Little fish crosses the big pond to the International Meeting for Autism Research 2017
Maggi Laurie, 1st year PhD student at Development Autism Research Technology Group, University of Edinburgh
The International Society for Autism Research (INSAR) is a network of academics and researchers, who meet annually to share cutting-edge findings with other autism researchers. In May this year the meeting (IMFAR)  was held in San Francisco, California, and I was very fortunate to attend for the first time.
The IMFAR conference is huge, with a jam-packed schedule from 7am until 7pm, and more presentations and discussions than it is physically possible to attend. There are poster sessions and clusters of short talks around specific themes, as well as keynote speakers and special interest groups. The special interest groups (SIGs) are seminars focused around new or controversial research themes. This year’s SIG themes included ageing, safety on public transport, participation in brain imaging research, and suicidality.
Keynote speakers this year included Professors Pat Levitt, Connie Kasari and Ami Klin, who each gave wonderful speeches about their recent research findings. Levitt discussed the influence of brain circuits and genetics on individual differences in children with autism and other diagnoses. Kasari presented the effect of peer-implemented (rather than teacher or therapist-implemented) support in mainstream classrooms for autistic pupils. Klin (in a beautifully illustrated joint talk with collaborator Dr. Warren Jones) talked about development of social attention in children with and without autism and asked whether, by investigating what infants look at, scientists can predict which children will later receive a diagnosis of autism.
My area of research is technology, so I was straight up at the technology demonstration to play with all the shiny gadgets!
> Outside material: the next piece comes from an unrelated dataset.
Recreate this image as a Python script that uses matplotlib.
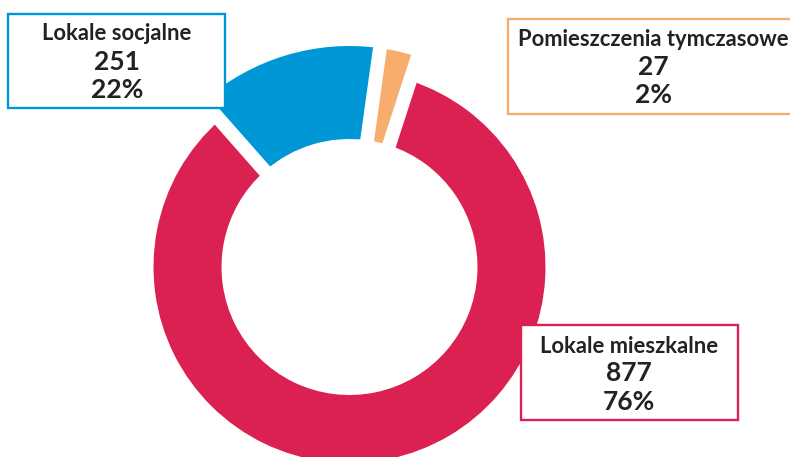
import matplotlib.pyplot as plt
import numpy as np
from matplotlib.patches import Rectangle

categories = ["Lokale mieszkalne", "Lokale socjalne", "Pomieszczenia tymczasowe"]
counts = [877, 251, 27]
percents = [76, 22, 2]
# share of the ring each slice takes in the picture (%)
arc_share = [83.5, 13.7, 2.8]
colors = ["#DB2052", "#0097D7", "#F6AD6E"]

plt.rcParams["font.family"] = ["Lato", "DejaVu Sans"]

fig = plt.figure(figsize=(7.9, 4.57), dpi=100)
ax = fig.add_axes([0, 0, 1, 1])

cx, cy = 349.5, 190
r_in = 128
r_out = [196, 221, 221]
start = 72

wedges, _ = ax.pie(arc_share, colors=colors, startangle=start, counterclock=False,
                   center=(cx, cy), radius=196, wedgeprops=dict(width=196 - r_in))
for w, ro in zip(wedges, r_out):
    w.set_radius(ro)
    w.set_width(ro - r_in)

# white gaps between slices
bounds = start - 360 * np.cumsum([0] + arc_share[:-1]) / 100
for th in bounds:
    t = np.deg2rad(th)
    ax.plot([cx + 110 * np.cos(t), cx + 240 * np.cos(t)],
            [cy + 110 * np.sin(t), cy + 240 * np.sin(t)],
            color="white", lw=10, solid_capstyle="butt", zorder=3)

# label boxes: rect (x0, y0, w, h), text centre x, line y's
box_rects = [(521, 37, 217, 95), (8, 349, 217, 94), (508, 343, 300, 95)]
text_x = [629, 117, 653.5]
text_y = [[110.3, 83.7, 55.3], [424, 395, 367], [417.7, 390.3, 362]]

for i in range(3):
    x0, y0, bw, bh = box_rects[i]
    ax.add_patch(Rectangle((x0, y0), bw, bh, facecolor="white", edgecolor=colors[i],
                           lw=1.7, zorder=5))
    ys = text_y[i]
    ax.text(text_x[i], ys[0], categories[i], ha="center", va="center", fontsize=15.8,
            fontweight="bold", color="#222222", zorder=6)
    ax.text(text_x[i], ys[1], str(counts[i]), ha="center", va="center", fontsize=19,
            fontweight="bold", color="#222222", zorder=6)
    ax.text(text_x[i], ys[2], f"{percents[i]}%", ha="center", va="center", fontsize=19,
            fontweight="bold", color="#222222", zorder=6)

ax.set_xlim(0, 790)
ax.set_ylim(0, 457)
ax.set_aspect("equal")
ax.axis("off")

fig.savefig("out.png", dpi=100)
There was a good mix of both technology applications (e.g. using technology to reduce sensory overload or support pretend play) and design (i.e. developing new technologies which have been designed by autistic people). There were lots of novel technologies (such as robotics), which will be interesting to follow over the years as these technologies are developed and evaluated in classrooms, at home and in the community.
Whilst IMFAR was an incredible experience, and I got a lot out of attending, there are a few things I would like to see changed in future meetings. The organisation INSAR do make efforts to engage with the autistic community, but I think they can showcase this more to the attendees, and invite autistic and community speakers to host discussions. In an ideal world, I think all conferences about autism should have a language policy (informed by autistic people), interaction cards, and be hosted in autism-friendly venues (whilst 2017 was an improvement on 2016 from reports, it still was not great). Whilst this may be too idealistic to achieve in time for the next conference, I am uplifted by the discussions I had with colleagues and friends about what changes could make the next meeting more community-friendly.
In all, I am grateful for the opportunity to attend IMFAR and I had many insightful conversations with delegates about my research and related topics, including theories of autism, early development, and outcome measures. The biggest thing that I left IMFAR thinking about is how to feedback these discussions to the autistic community (although Twitter was very good for doing this remotely) and other stakeholders, such as teachers, parents and therapists (and I like to think it begins with this article). As a PhD student, the frontline for me is attending an international conference and trying to network with my academic idols, but for the community, the priority is bridging the gap between community and research at all levels.
 Since its inception, INSAR’s annual meeting has been called “IMFAR” (the International Meeting for Autism Research), but next year will be re-branded as the “INSAR Annual Meeting”
 The next INSAR Annual Meeting will be in Rotterdam, the Netherlands, in May 2018.